Acceptance of new technology among accounting staff within organisations dramatically reduces error rates, according to Gartner Inc.
This observation follows Gartner's recent survey which found that 18% of accountants make financial errors at least daily, and a third commit at least a few financial errors every week. Further, 59% were revealed to have been making several errors per month.
The study, which asked 497 individuals on how often they or their peers made common errors including those due to manual work, automation, those made by other internal business partners, insufficient review, reopening books, misinterpretation, or volume/complexity overload, found that the said mishaps were closely linked to concerns about low capacity.
“It stood out that when users displayed acceptance of the technology they were using in accounting, they used it much more effectively, realized capacity improvements, and made significantly fewer errors,” says Mallory Barg Bulman, senior director of research in the Gartner Finance practice.
“It’s better to have less technology with a workforce that accepts it than to have the cutting edge of technology and resistant employees.”
Mallory Barg Bulman
Technology acceptance
Technology acceptance is defined by four elements: users must find it easy to use, easy to learn, easy to customise for their own needs, and it must have all the information the user needs in one view.
Companies that digitise with high technology acceptance for their technology environments see a 75% reduction in financial errors.
“In this survey, 73% of accountants felt that the technology available to them is missing one or more of the four elements of acceptance,” says Bulman. “The accounting functions that are managing to build technology acceptance don’t necessarily have different technology: building acceptance is more to do with putting in place practices that allow staff to perceive technology as easy to use and helpful.”
Capacity constraints
“While capacity issues aren’t new to accounting, demands on accounting staff capacity continue to rise.

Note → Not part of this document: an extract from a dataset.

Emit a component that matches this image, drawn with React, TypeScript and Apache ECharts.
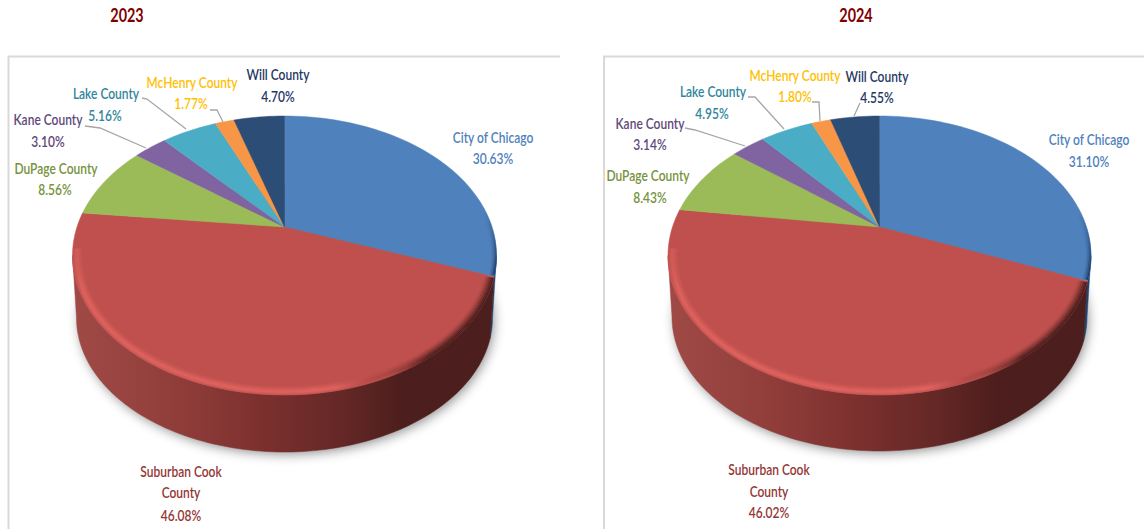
import React, { useEffect, useRef } from "react";
import * as echarts from "echarts";

const categories = ["City of Chicago", "Suburban Cook County", "DuPage County", "Kane County", "Lake County", "McHenry County", "Will County"];
const values2023 = [30.63, 46.08, 8.56, 3.1, 5.16, 1.77, 4.7];
const values2024 = [31.1, 46.02, 8.43, 3.14, 4.95, 1.8, 4.55];
const titles = ["2023", "2024"];
const sliceColors = ["#4f81bd", "#c0504d", "#9bbb59", "#8064a2", "#4bacc6", "#f79646", "#2c4d75"];
const labelColors = ["#4f81bd", "#953735", "#76923c", "#5f497a", "#31859c", "#ffc000", "#1f3864"];

const labelLines: string[][] = [["City of Chicago"], ["Suburban Cook", "County"], ["DuPage County"], ["Kane County"], ["Lake County"], ["McHenry County"], ["Will County"]];

// layout of the two panels
const geo2023 = { cx: 284.5, cy: 255.5, rx: 212, ry: 139.5, apexY: 227, bcy: 318, brx: 208, bry: 134 };
const geo2024 = { cx: 879.5, cy: 255.5, rx: 211.5, ry: 139.5, apexY: 227, bcy: 317, brx: 207.5, bry: 134 };
// centre of each text line per slice
const labelPos2023 = [[[493, 137], [493, 158]], [[181, 471], [181, 492], [181, 515]], [[56, 168], [55, 189]], [[48, 119], [48, 141]], [[106, 93], [105, 115]], [[192, 82], [191, 103]], [[278, 74], [278, 96]]];
const labelPos2024 = [[[1089, 139], [1089, 161]], [[769, 469], [769, 491], [769, 512]], [[648, 175], [650, 197]], [[650, 123], [650, 144]], [[713, 91], [712, 113]], [[795, 75], [795, 96]], [[877, 76], [877, 97]]];
const leaders2023 = [[[85, 126], [100, 128], [146, 148]], [[142, 98], [147, 99], [186, 129]], [[210, 110], [217, 110], [223, 122]]];
const leaders2024 = [[[685, 128], [695, 130], [745, 146]], [[748, 97], [755, 97], [784, 129]], [[812, 102], [819, 102], [820, 121]], [[860, 103], [854, 116]]];

const RAD = Math.PI / 180;

// perspective: the pie's centre is seen off the ellipse's centre, so a value angle is remapped
function angleMap(g: any) {
  const c = (g.apexY - g.cy) / g.ry;
  const p = c / (1 + Math.sqrt(1 - c * c));
  return (theta: number) => {
    const zr = Math.sin(theta * RAD);
    const zi = -Math.cos(theta * RAD);
    const nr = zr;
    const ni = zi + p;
    const dr = 1 + p * zi;
    const di = -p * zr;
    const den = dr * dr + di * di;
    return Math.atan2((ni * dr - nr * di) / den, (nr * dr + ni * di) / den) / RAD;
  };
}

function arc(cx: number, cy: number, rx: number, ry: number, from: number, to: number) {
  const n = Math.max(2, Math.ceil(Math.abs(to - from) / 1.5));
  const out: number[][] = [];
  for (let i = 0; i <= n; i++) {
    const a = (from + ((to - from) * i) / n) * RAD;
    out.push([cx + rx * Math.cos(a), cy + ry * Math.sin(a)]);
  }
  return out;
}

function unwrap(a: number, ref: number) {
  let x = a;
  while (x < ref) x += 360;
  return x;
}

function wallRender(values: number[], g: any) {
  const map = angleMap(g);
  return (params: any, api: any) => {
    const i = params.dataIndex;
    const before = values.slice(0, i).reduce((s, v) => s + v, 0);
    const v = api.value(0);
    const from = unwrap(map((before / 100) * 360), -90);
    const to = unwrap(map(((before + v) / 100) * 360), from);
    const children: any[] = [];
    if (i === 0) {
      children.push({
        type: "polygon",
        shape: { points: arc(g.cx, g.bcy, g.brx - 1, g.bry - 1, 0, 360) },
        style: { fill: "#999", shadowBlur: 12, shadowColor: "rgba(0,0,0,0.45)", shadowOffsetX: 2, shadowOffsetY: 3 },
      });
    }
    const a = Math.max(from, 0);
    const b = Math.min(to, 180);
    if (b > a) {
      const pts = arc(g.cx, g.cy, g.rx, g.ry, a, b).concat(arc(g.cx, g.bcy, g.brx, g.bry, b, a));
      const fill =
        i === 1
          ? new echarts.graphic.LinearGradient(g.cx - g.rx, 0, g.cx + g.rx, 0, [
              { offset: 0, color: "#a04a46" },
              { offset: 0.25, color: "#903d3a" },
              { offset: 0.45, color: "#7b302e" },
              { offset: 0.63, color: "#652826" },
              { offset: 0.78, color: "#4c1e1d" },
              { offset: 1, color: "#4c1e1d" },
            ], true)
          : "#1d4672";
      children.push({ type: "polygon", shape: { points: pts }, style: { fill, stroke: fill, lineWidth: 0.5 } });
    }
    return { type: "group", children };
  };
}

const BRIGHT = [0.25, 0.6, 0.9, 0.75, 0.5, 0.28, 0.12];
const DARK = [1, 0.85, 0.65, 0.45, 0.3, 0.15, 0.06];
const BLUE_RIM = [0.95, 0.65, 0.35, 0.15];

function topRender(values: number[], g: any, pos: number[][][], leaders: number[][][]) {
  const map = angleMap(g);
  const apex = [g.cx, g.apexY];
  return (params: any, api: any) => {
    const i = params.dataIndex;
    const before = values.slice(0, i).reduce((s, v) => s + v, 0);
    const v = api.value(0);
    const from = unwrap(map((before / 100) * 360), -90);
    const to = unwrap(map(((before + v) / 100) * 360), from);
    const children: any[] = [
      {
        type: "polygon",
        shape: { points: [apex].concat(arc(g.cx, g.cy, g.rx, g.ry, from, to)) },
        style: { fill: sliceColors[i], stroke: sliceColors[i], lineWidth: 0.5 },
      },
    ];
    if (i === 1) {
      BRIGHT.forEach((al, k) => {
        const inset = k * 1.4;
        const stroke = new echarts.graphic.LinearGradient(g.cx - g.rx, 0, g.cx + g.rx, 0, [
          { offset: 0, color: `rgba(226,100,96,${al * 0.3})` },
          { offset: 0.025, color: `rgba(226,100,96,${al})` },
          { offset: 0.62, color: `rgba(226,100,96,${al})` },
          { offset: 0.74, color: `rgba(150,60,58,${al * 0.5})` },
          { offset: 0.84, color: `rgba(76,30,29,${DARK[k]})` },
          { offset: 1, color: `rgba(76,30,29,${DARK[k]})` },
        ], true);
        children.push({
          type: "polyline",
          shape: { points: arc(g.cx, g.cy, g.rx - inset - 0.7, g.ry - inset * 0.9 - 0.5, from + 0.4, 183) },
          style: { fill: "none", stroke, lineWidth: 1.6 },
        });
      });
    }
    if (i === 0) {
      BLUE_RIM.forEach((al, k) => {
        const inset = k * 1.3;
        const stroke = new echarts.graphic.LinearGradient(0, g.cy - 45, 0, g.cy + 15, [
          { offset: 0, color: "rgba(28,60,100,0)" },
          { offset: 1, color: `rgba(28,60,100,${al})` },
        ], true);
        children.push({
          type: "polyline",
          shape: { points: arc(g.cx, g.cy, g.rx - inset - 0.5, g.ry - inset - 0.5, -25, to - 0.5) },
          style: { fill: "none", stroke, lineWidth: 1.4 },
        });
      });
    }
    // labels: name lines and the share
    const lines = labelLines[i].concat([v.toFixed(2) + "%"]);
    lines.forEach((t, k) => {
      children.push({
        type: "text",
        x: pos[i][k][0],
        y: pos[i][k][1],
        scaleX: 0.8,
        style: {
          text: t,
          fill: labelColors[i],
          font: "600 15px Lato, sans-serif",
          align: "center",
          verticalAlign: "middle",
        },
      });
    });
    if (i === values.length - 1) {
      leaders.forEach((pts) => {
        children.push({ type: "polyline", shape: { points: pts }, style: { fill: "none", stroke: "#a6a6a6", lineWidth: 1.3 } });
      });
    }
    return { type: "group", children };
  };
}

function pieSeries(name: string, values: number[], g: any, pos: number[][][], leaders: number[][][]) {
  const data = values.map((v, i) => ({ name: categories[i], value: [v] }));
  return [
    { type: "custom", name: name + " sides", coordinateSystem: "none", silent: true, z: 1, data, renderItem: wallRender(values, g) },
    { type: "custom", name, coordinateSystem: "none", silent: true, z: 2, data, renderItem: topRender(values, g, pos, leaders) },
  ];
}

function titleText(text: string, x: number) {
  return {
    type: "text",
    silent: true,
    x,
    y: 15,
    scaleX: 0.8,
    style: { text, fill: "#7f0000", font: "bold 18px Lato, sans-serif", align: "center", verticalAlign: "middle" },
  };
}

export default function App() {
  const ref = useRef<HTMLDivElement>(null);
  useEffect(() => {
    document.body.style.margin = "0";
    const chart = echarts.init(ref.current as HTMLDivElement, undefined, { renderer: "svg" });
    chart.setOption({
      animation: false,
      backgroundColor: "#ffffff",
      graphic: [
        titleText(titles[0], 127),
        titleText(titles[1], 856),
        { type: "polyline", silent: true, shape: { points: [[8.5, 529], [8.5, 56.5], [560, 56.5]] }, style: { fill: "none", stroke: "#d9d9d9", lineWidth: 2 } },
        { type: "polyline", silent: true, shape: { points: [[604, 529], [604, 56.5], [1144, 56.5]] }, style: { fill: "none", stroke: "#d9d9d9", lineWidth: 2 } },
      ],
      series: [
        ...pieSeries(titles[0], values2023, geo2023, labelPos2023, leaders2023),
        ...pieSeries(titles[1], values2024, geo2024, labelPos2024, leaders2024),
      ],
    });
    return () => chart.dispose();
  }, []);
  return <div ref={ref} style={{ position: "absolute", left: 0, top: 0, width: 1144, height: 529 }} />;
}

In the past three years, 73% of accountants report that their workload has increased because of new regulations, and 82% say economic volatility has increased demands for their work,” Bulman explains.
“If these financial and regulatory pressures continue to increase, as history suggests it will, the already-limited capacity accountants will be stretched further and increase error rates.”
“Financial errors can have tangible business consequences. When accountants make errors — and those errors make their way into the monthly or quarterly close — the enterprise may make business decisions based on incorrect data or, worse, issue inaccurate financial statements,” says Bulman.
Gartner experts recommend three best practices to build technology acceptance:
- Incorporate structured staff feedback into vendor testing and prioritising technology enhancements.
- Replace old behaviours with new ones and lean on tenured staff to guide the way.
- Provide transparency into errors and the resolution of errors.
“Given the potential of technology acceptance to reduce error rates in accounting, controllers should make sure they understand the levels of acceptance in their functions and improve it where necessary,” says Bulman.